BRIEF:
Leave the pictures out. Retype exactly the lines below from the one containing "Clone this chart in seaborn and matplotlib." through the one containing "66.9, 71.1, np.nan]", and no others.

EXERCISE INPUT:
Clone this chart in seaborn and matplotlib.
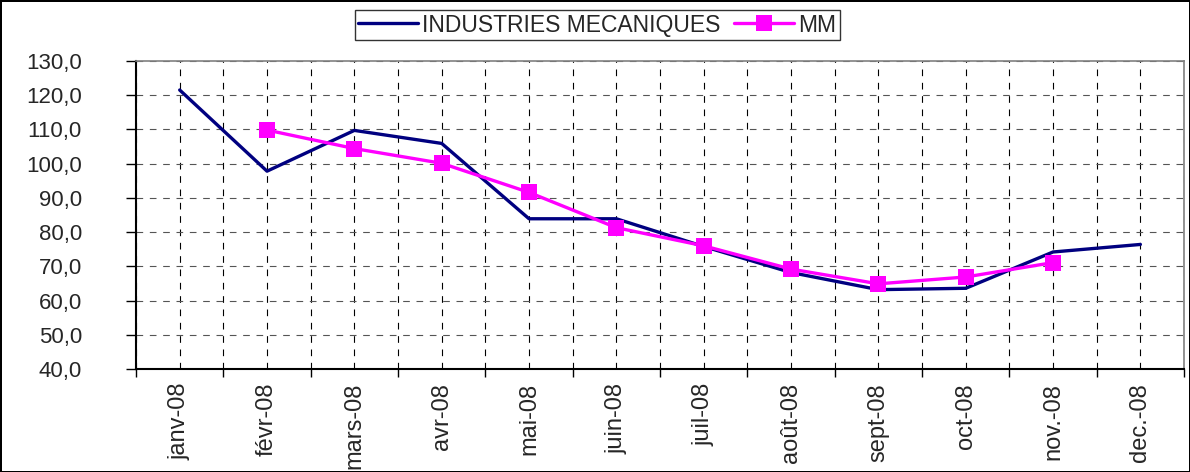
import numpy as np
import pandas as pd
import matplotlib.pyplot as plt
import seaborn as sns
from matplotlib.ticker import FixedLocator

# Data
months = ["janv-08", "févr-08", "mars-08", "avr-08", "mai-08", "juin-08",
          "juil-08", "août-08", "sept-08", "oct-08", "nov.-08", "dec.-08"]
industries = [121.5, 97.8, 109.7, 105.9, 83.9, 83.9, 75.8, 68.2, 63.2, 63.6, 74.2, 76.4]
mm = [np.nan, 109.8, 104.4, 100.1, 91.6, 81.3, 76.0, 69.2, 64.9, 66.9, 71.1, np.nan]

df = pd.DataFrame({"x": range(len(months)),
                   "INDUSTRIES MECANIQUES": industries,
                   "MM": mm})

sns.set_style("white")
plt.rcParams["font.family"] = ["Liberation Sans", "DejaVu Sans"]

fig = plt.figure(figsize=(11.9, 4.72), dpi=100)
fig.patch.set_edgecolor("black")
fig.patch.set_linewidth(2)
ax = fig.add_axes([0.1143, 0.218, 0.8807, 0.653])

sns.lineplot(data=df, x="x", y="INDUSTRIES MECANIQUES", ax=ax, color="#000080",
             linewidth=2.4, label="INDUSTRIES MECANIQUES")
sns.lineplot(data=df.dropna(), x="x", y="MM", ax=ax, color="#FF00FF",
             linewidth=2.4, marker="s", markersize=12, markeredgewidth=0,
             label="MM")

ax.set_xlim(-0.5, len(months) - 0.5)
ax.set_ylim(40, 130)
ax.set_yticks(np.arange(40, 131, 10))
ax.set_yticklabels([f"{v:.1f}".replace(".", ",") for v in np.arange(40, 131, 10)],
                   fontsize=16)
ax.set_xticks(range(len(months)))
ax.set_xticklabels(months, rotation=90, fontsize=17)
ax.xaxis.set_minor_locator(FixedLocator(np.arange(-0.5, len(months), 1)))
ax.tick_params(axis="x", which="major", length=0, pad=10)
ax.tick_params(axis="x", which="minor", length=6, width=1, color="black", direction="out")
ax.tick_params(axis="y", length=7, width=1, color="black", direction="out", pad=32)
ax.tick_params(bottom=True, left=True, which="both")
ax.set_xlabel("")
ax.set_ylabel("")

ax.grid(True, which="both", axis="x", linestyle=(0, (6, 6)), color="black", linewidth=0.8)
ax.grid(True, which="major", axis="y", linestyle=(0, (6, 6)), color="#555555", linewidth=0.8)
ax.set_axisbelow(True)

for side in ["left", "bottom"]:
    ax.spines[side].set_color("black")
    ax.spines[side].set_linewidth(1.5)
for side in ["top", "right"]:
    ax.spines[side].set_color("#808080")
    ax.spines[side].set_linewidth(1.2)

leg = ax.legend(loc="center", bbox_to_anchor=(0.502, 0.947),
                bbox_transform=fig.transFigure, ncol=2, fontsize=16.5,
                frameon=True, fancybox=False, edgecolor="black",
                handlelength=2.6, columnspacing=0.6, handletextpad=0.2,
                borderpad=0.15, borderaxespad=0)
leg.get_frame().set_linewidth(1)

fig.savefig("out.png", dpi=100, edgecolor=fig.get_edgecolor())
--
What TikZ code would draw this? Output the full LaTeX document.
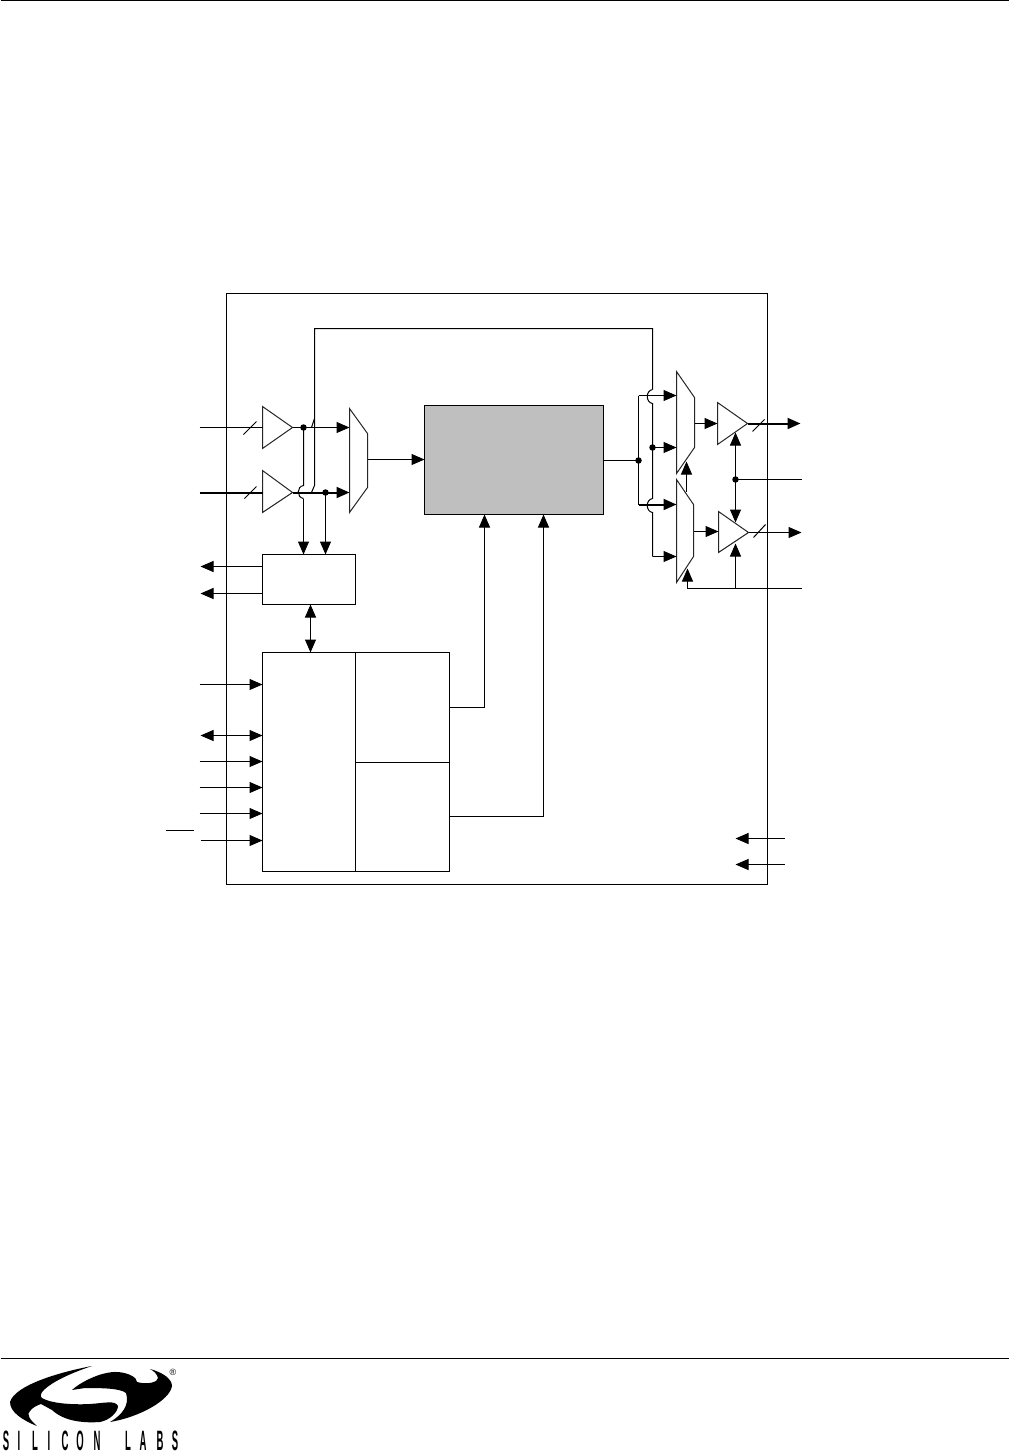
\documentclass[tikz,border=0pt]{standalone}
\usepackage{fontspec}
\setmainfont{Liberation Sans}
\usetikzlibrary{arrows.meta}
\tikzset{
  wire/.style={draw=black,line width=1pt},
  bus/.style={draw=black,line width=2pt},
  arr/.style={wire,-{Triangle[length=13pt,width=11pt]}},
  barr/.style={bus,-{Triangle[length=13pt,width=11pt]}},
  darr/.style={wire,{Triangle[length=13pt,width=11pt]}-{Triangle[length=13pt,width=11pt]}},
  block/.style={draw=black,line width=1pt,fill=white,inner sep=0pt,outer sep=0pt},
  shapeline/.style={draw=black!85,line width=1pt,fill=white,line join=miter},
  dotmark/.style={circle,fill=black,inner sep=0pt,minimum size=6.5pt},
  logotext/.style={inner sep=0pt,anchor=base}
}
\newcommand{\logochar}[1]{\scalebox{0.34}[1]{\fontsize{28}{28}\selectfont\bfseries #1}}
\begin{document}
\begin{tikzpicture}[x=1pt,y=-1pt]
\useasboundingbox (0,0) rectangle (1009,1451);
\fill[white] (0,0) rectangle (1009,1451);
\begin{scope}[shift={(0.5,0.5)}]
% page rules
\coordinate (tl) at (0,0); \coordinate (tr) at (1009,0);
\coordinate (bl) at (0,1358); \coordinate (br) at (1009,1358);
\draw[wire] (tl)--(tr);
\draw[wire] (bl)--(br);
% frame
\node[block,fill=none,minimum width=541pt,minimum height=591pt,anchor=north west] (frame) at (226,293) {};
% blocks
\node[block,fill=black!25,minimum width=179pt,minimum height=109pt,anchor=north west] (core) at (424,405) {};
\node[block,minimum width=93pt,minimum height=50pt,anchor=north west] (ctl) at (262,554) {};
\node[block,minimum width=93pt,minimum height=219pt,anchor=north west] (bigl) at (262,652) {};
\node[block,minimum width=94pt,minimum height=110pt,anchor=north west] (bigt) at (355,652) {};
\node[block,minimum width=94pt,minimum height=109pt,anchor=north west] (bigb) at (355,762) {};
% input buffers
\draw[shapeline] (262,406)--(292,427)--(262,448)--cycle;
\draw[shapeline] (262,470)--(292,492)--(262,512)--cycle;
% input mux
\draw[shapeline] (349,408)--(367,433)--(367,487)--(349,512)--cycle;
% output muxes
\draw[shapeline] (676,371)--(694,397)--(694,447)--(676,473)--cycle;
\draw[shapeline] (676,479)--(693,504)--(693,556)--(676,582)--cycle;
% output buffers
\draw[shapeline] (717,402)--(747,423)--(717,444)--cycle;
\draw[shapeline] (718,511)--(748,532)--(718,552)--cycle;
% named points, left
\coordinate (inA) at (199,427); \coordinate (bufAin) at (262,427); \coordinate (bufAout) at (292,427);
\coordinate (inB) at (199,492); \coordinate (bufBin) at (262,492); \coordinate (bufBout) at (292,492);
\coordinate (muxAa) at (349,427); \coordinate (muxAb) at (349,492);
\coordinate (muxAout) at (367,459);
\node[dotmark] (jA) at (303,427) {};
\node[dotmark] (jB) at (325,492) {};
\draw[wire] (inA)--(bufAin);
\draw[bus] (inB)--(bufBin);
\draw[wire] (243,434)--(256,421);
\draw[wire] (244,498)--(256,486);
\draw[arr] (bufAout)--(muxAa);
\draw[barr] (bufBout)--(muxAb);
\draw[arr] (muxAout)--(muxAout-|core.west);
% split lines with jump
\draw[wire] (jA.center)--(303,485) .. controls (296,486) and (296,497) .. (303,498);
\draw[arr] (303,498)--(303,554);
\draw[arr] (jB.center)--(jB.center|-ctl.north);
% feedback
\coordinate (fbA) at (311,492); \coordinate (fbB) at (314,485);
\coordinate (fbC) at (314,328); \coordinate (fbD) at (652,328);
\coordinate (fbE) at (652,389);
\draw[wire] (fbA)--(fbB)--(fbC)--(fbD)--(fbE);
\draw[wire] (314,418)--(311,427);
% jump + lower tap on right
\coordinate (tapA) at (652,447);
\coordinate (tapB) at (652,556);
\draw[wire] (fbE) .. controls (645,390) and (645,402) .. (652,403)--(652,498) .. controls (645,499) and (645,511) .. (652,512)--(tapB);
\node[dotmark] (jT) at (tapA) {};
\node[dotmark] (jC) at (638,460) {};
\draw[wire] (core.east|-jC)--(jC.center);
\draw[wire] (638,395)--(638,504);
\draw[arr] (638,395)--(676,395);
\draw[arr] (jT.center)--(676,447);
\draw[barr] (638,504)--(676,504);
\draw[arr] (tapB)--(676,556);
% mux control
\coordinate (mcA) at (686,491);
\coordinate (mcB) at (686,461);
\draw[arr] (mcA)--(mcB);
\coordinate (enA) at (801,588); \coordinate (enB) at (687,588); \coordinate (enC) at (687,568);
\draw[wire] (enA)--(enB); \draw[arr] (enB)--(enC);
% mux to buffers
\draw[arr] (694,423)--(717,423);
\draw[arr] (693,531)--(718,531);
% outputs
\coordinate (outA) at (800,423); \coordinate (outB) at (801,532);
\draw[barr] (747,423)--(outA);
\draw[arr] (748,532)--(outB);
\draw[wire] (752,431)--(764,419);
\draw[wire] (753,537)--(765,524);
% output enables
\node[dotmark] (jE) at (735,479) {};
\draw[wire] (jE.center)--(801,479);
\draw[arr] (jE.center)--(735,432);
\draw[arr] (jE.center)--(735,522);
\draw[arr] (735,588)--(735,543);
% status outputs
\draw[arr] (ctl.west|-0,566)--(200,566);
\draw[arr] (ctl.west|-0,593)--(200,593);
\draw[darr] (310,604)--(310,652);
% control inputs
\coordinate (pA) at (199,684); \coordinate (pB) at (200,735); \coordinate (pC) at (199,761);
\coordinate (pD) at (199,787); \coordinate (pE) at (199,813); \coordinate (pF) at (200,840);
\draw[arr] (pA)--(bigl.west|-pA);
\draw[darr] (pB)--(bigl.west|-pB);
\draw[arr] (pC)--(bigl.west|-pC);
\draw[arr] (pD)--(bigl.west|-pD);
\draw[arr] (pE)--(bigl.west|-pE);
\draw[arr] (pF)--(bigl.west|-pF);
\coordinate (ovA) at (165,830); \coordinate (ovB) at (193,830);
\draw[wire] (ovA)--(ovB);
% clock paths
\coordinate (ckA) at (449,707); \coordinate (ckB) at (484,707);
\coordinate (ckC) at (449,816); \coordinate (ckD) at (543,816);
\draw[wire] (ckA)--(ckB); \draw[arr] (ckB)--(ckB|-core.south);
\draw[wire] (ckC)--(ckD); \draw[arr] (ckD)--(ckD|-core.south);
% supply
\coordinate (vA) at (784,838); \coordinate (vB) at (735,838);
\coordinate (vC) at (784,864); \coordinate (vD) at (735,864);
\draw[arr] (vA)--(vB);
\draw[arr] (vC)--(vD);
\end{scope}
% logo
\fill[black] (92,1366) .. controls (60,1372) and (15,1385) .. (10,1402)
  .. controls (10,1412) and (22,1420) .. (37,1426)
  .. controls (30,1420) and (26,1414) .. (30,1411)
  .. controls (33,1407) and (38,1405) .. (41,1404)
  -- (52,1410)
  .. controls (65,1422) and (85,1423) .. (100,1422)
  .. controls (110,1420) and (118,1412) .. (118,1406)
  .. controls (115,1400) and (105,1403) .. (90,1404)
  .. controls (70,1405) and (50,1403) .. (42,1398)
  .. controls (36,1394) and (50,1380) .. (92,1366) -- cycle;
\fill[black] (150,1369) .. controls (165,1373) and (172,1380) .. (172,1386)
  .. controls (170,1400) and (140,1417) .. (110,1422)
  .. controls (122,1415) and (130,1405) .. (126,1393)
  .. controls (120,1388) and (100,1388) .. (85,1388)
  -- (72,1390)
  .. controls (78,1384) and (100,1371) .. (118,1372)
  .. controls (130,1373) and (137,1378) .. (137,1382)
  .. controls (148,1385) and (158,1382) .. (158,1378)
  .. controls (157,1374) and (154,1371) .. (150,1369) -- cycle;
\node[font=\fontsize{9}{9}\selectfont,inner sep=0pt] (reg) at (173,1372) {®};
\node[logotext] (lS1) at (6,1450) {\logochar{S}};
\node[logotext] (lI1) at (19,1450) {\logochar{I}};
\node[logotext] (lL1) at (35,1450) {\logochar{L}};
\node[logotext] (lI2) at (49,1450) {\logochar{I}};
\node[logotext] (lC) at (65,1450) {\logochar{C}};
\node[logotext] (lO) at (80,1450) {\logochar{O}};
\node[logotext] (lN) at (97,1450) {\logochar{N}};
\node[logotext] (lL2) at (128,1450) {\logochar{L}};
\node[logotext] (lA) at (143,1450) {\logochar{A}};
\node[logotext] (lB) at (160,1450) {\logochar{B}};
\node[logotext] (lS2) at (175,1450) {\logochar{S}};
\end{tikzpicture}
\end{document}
...
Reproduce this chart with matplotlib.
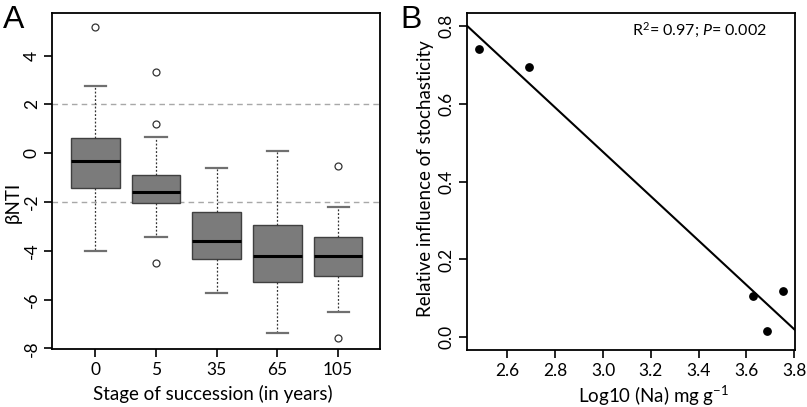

SOLUTION:
Clone this chart in seaborn and matplotlib.
import numpy as np
import pandas as pd
import matplotlib.pyplot as plt
import seaborn as sns
from matplotlib.ticker import FixedLocator

# Data
months = ["janv-08", "févr-08", "mars-08", "avr-08", "mai-08", "juin-08",
          "juil-08", "août-08", "sept-08", "oct-08", "nov.-08", "dec.-08"]
industries = [121.5, 97.8, 109.7, 105.9, 83.9, 83.9, 75.8, 68.2, 63.2, 63.6, 74.2, 76.4]
mm = [np.nan, 109.8, 104.4, 100.1, 91.6, 81.3, 76.0, 69.2, 64.9, 66.9, 71.1, np.nan]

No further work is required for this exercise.